ちなみに葉酸は胎児の正常な発育に関係しているが、最近では心臓病などの循環器疾患のリスクを下げると言われている。比較的多く含まれているのは、パパイヤのほかに、ゴーヤ、ナーベーラー、ウンチェー、ヨモギ、イーチョーバ、ハンダマ、ニガナなどだ。「ニガナ」は方言で「ンジャナ」というが、健胃野菜として知られる。見た目はほうれん草に近いが、生の葉を食べるとその名の通りほろ苦いが、ビタミンAはトマトの五・五倍も含まれている。「夏の暑くて葉野菜がないときの唯一の食材で、海などに行ったときに海岸で摘んで持ち帰り、汁の具などにして食べた。疲れて胃痛や胸焼けがするときはそのまま噛んでいた」「細切りにして氷水に漬け、水をよく切って醤油とごま油、塩であえて食べると胃腸や風邪によく効いた」「カンダバー」はサツマイモの葉と言えばわかりやすい。ビタミンCや食物繊維が多く、「便秘知らず」と言われる。また、脳卒中の予防やコレステロールの抑制効果もあると言われてきた。

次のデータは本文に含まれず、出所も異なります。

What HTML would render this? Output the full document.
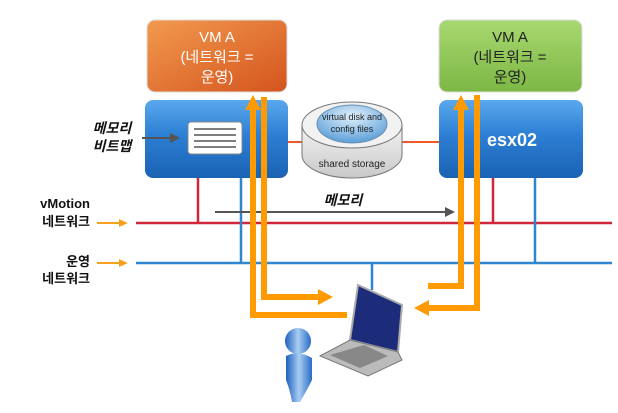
<!DOCTYPE html>
<html><head><meta charset="utf-8"><style>
body{margin:0;background:#fff;}
svg{display:block;font-family:"Liberation Sans","Noto Sans CJK KR",sans-serif;}
</style></head><body>
<svg width="618" height="413" viewBox="0 0 618 413" xmlns="http://www.w3.org/2000/svg">
<defs>
<linearGradient id="og" x1="0" y1="0" x2="1" y2="1"><stop offset="0" stop-color="#f29a4e"/><stop offset="1" stop-color="#d4541e"/></linearGradient>
<linearGradient id="gg" x1="0" y1="0" x2="0" y2="1"><stop offset="0" stop-color="#a8d870"/><stop offset="1" stop-color="#7cb744"/></linearGradient>
<linearGradient id="bg" x1="0" y1="0" x2="0" y2="1"><stop offset="0" stop-color="#5aa8ee"/><stop offset="0.45" stop-color="#2c7fd4"/><stop offset="1" stop-color="#1a62b4"/></linearGradient>
<linearGradient id="cyl" x1="0" y1="0" x2="0" y2="1"><stop offset="0" stop-color="#f4f4f4"/><stop offset="1" stop-color="#c8c8c8"/></linearGradient>
<radialGradient id="disk" cx="0.5" cy="0.3" r="0.7"><stop offset="0" stop-color="#e0f0fc"/><stop offset="1" stop-color="#5b9fd8"/></radialGradient>
<linearGradient id="pers" x1="0" y1="0" x2="1" y2="0"><stop offset="0" stop-color="#1e5fbf"/><stop offset="0.5" stop-color="#a8cdf2"/><stop offset="1" stop-color="#2a6cc8"/></linearGradient>
</defs>
<!-- VM boxes -->
<rect x="147" y="20" width="140" height="72" rx="8" fill="url(#og)" stroke="#ddd"/>
<text x="217" y="42" font-size="15" fill="#fff" text-anchor="middle">VM A</text>
<text x="217" y="62" font-size="15" fill="#fff" text-anchor="middle">(네트워크 =</text>
<text x="217" y="82" font-size="15" fill="#fff" text-anchor="middle">운영)</text>
<rect x="439" y="20" width="143" height="72" rx="8" fill="url(#gg)" stroke="#ddd"/>
<text x="510" y="42" font-size="15" fill="#222" text-anchor="middle">VM A</text>
<text x="510" y="62" font-size="15" fill="#222" text-anchor="middle">(네트워크 =</text>
<text x="510" y="82" font-size="15" fill="#222" text-anchor="middle">운영)</text>
<!-- hosts -->
<line x1="288" y1="142" x2="440" y2="142" stroke="#f05a28" stroke-width="2"/>
<rect x="145" y="100" width="143" height="78" rx="8" fill="url(#bg)"/>
<rect x="439" y="100" width="144" height="78" rx="8" fill="url(#bg)"/>
<text x="487" y="146" font-size="18" font-weight="bold" fill="#fff">esx02</text>
<rect x="188" y="122" width="54" height="32" rx="3" fill="#fff" stroke="#888"/>
<g stroke="#555" stroke-width="1.5"><line x1="194" y1="129" x2="236" y2="129"/><line x1="194" y1="135" x2="236" y2="135"/><line x1="194" y1="141" x2="236" y2="141"/><line x1="194" y1="147" x2="236" y2="147"/></g>
<line x1="142" y1="138" x2="172" y2="138" stroke="#555" stroke-width="2"/>
<polygon points="180,138 170,133 170,143" fill="#555"/>
<text x="112" y="133" font-size="14" font-weight="bold" font-style="italic" text-anchor="middle" fill="#111">메모리</text>
<text x="112" y="151" font-size="14" font-weight="bold" font-style="italic" text-anchor="middle" fill="#111">비트맵</text>
<!-- storage -->
<path d="M302,125 L302,155 A50,23 0 0 0 402,155 L402,125" fill="url(#cyl)" stroke="#777"/>
<ellipse cx="352" cy="125" rx="50" ry="23" fill="#f2f2f2" stroke="#777"/>
<ellipse cx="352" cy="124" rx="35" ry="19" fill="url(#disk)" stroke="#6a8fb0"/>
<text x="352" y="120" font-size="9" text-anchor="middle" fill="#222">virtual disk and</text>
<text x="352" y="132" font-size="9" text-anchor="middle" fill="#222">config files</text>
<text x="352" y="167" font-size="10" text-anchor="middle" fill="#222">shared storage</text>
<!-- networks -->
<g stroke="#d0263a" stroke-width="2.5"><line x1="136" y1="223" x2="612" y2="223"/><line x1="198" y1="178" x2="198" y2="223"/><line x1="493" y1="178" x2="493" y2="223"/></g>
<g stroke="#2f86d0" stroke-width="2.5"><line x1="136" y1="263" x2="612" y2="263"/><line x1="241" y1="178" x2="241" y2="263"/><line x1="535" y1="178" x2="535" y2="263"/><line x1="372" y1="263" x2="372" y2="290"/></g>
<text x="90" y="208" font-size="13" font-weight="bold" text-anchor="end" fill="#111">vMotion</text>
<text x="90" y="226" font-size="13" font-weight="bold" text-anchor="end" fill="#111">네트워크</text>
<text x="90" y="266" font-size="13" font-weight="bold" text-anchor="end" fill="#111">운영</text>
<text x="90" y="283" font-size="13" font-weight="bold" text-anchor="end" fill="#111">네트워크</text>
<g stroke="#f7a020" stroke-width="2"><line x1="97" y1="223" x2="120" y2="223"/><line x1="97" y1="263" x2="120" y2="263"/></g>
<polygon points="128,223 119,219 119,227" fill="#f7a020"/><polygon points="128,263 119,259 119,267" fill="#f7a020"/>
<line x1="215" y1="212" x2="446" y2="212" stroke="#555" stroke-width="2"/>
<polygon points="455,212 445,207 445,217" fill="#555"/>
<text x="343" y="205" font-size="14" font-weight="bold" font-style="italic" text-anchor="middle" fill="#111">메모리</text>
<!-- orange paths -->
<g fill="none" stroke="#ff9a00" stroke-width="6">
<path d="M253,108 L253,315 L347,315"/>
<path d="M264,97 L264,297 L320,297"/>
<path d="M461,108 L461,286 L428,286"/>
<path d="M477,95 L477,308 L428,308"/>
</g>
<polygon points="253,95 245,110 261,110" fill="#ff9a00"/>
<polygon points="461,95 453,110 469,110" fill="#ff9a00"/>
<polygon points="333,297 318,289 318,305" fill="#ff9a00"/>
<polygon points="414,308 429,300 429,316" fill="#ff9a00"/>
<!-- laptop -->
<polygon points="358,285 402,305 398,352 350,340" fill="#1c2c7a" stroke="#aaa" stroke-width="2"/>
<polygon points="350,340 398,352 402,360 368,376 320,356" fill="#bbb" stroke="#777"/>
<polygon points="330,355 364,345 388,356 360,368" fill="#888"/>
<!-- person -->
<circle cx="298" cy="341" r="13" fill="url(#pers)"/>
<path d="M286,356 Q298,350 312,358 L312,380 Q306,392 300,402 L292,402 Q290,390 286,380 Z" fill="url(#pers)"/>
</svg>
</body></html>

「不老長寿の薬」とも言われた「ハンダマ」(水前寺菜)は、昔はどの家の庭にはあったという。葉の裏が紫色で、加熱するとぬめりが出る。紫色をしているのは眼精疲労の回復や肝機能向上の作用があるアントシアニンを含んでいるからだ。ビタミンAや葉酸が多く、「風邪の引きはじめに肉汁に入れたり、ジューシーにして食べた」という 「クワンソウ」(のかんぞう)の根には、アミノ酸アスパラギンサ酸、アルギニンなどが含まれ、利尿作用がある。「肝臓の悪い叔父が、川のタニシと一緒に煎じて食べていた」という。不眠症のときは「刻んで乾燥した根や葉を煎じて飲んだ」ともいうから、今でいう睡眠導入剤のようなものだったのだろう。

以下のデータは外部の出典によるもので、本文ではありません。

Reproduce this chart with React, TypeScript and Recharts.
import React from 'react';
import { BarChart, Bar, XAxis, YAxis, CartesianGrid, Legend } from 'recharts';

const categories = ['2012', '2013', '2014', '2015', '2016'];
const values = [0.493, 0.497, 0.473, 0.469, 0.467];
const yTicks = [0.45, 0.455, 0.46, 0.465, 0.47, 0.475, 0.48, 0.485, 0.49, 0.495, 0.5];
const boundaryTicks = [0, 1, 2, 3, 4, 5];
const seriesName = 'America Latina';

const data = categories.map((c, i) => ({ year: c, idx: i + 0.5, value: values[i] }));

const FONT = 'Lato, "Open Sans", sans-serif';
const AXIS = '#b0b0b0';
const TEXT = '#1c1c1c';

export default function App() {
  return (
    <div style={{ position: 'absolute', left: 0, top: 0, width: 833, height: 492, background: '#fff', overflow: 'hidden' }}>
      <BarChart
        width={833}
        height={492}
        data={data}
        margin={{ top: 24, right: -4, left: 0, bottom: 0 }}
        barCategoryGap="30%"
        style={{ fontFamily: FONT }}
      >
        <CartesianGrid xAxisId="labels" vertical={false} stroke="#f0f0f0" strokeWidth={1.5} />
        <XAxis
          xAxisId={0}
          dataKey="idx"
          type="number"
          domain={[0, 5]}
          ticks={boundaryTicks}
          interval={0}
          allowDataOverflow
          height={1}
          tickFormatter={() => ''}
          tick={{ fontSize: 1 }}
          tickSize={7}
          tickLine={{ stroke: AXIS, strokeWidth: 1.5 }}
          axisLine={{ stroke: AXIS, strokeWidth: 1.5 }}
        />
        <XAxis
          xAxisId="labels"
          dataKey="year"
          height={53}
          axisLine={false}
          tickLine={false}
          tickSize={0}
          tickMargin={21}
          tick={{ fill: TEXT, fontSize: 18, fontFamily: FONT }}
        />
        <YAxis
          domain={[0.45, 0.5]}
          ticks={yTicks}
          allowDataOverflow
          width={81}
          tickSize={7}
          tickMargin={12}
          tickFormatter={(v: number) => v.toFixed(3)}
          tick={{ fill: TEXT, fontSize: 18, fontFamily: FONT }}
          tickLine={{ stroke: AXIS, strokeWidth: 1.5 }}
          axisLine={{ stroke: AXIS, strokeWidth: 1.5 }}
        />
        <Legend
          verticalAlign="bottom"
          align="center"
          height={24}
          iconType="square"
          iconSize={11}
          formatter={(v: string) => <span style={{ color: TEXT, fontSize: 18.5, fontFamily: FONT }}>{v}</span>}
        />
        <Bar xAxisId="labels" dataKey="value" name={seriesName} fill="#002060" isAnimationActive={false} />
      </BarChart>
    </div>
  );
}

「サクナ」はカロテンやビタミンA、C、カルシウムが豊富で、「風邪のときはよく食べた」そうだ。また根は神経痛やリウマチの痛みにいいと言われ、乾燥させたものを煎じて飲んだ。「ナーベーフ」(へちま)も食欲不振のときに豆腐と味噌煮にして食べたという。「糖尿病や腎臓病にいい」とも言われた。「イーチョーバー」(ういきょう)にはビタミンAがトマトの七・二倍、ビタミンCがほうれん草の一二一倍(以下、出典は『伝統的農産物振興戦略策定調査事業報告書』による)含まれる。「食欲のないとき、胃の調子が悪いとき、風邪のときはよく食べた」そうだ。最近、、沖縄で俄然注目されているのが「雲南百薬」である。マグネシウムがレタスの八倍、カルシウムがピーマンの六倍等々と、ミネラルが豊富で「メタボに最高」と言われるスーパー野菜である。中国雲南省が原産らしいが、沖縄で育てたほうがミネラルが高くなるとされ、いずれ沖縄の代表的な伝統野菜になるだろう。

沖縄伝統食にはダイエット効果もあった。これらはいずれも経験則だが、サプリメント的にそれぞれの効能を実証することはむずかしい。たとえば、ハンダマならハンダマだけを1ヵ月間食べるというのは、まず不可能だからだ。では、クスイムンは伝承にすぎないのかというと、実は、高血圧予防に効果があるという。「チャンプルースタディー」という琉球大学医学部の等々力英美准教授らの研究がそれである。普段、沖縄料理を食べない沖縄在住の米国人一五〇人をくじ引きで二組に分け、A群は、月曜から木曜までゴーヤ、サクナ、ニガナ、ハンダマなどの沖縄伝統野菜(一日につき〇・五キロ)を使った沖縄料理のチルド食を食べてもらい、土日はゴーヤジュース約一リットルを飲むという食生活を四週間続けてもらった。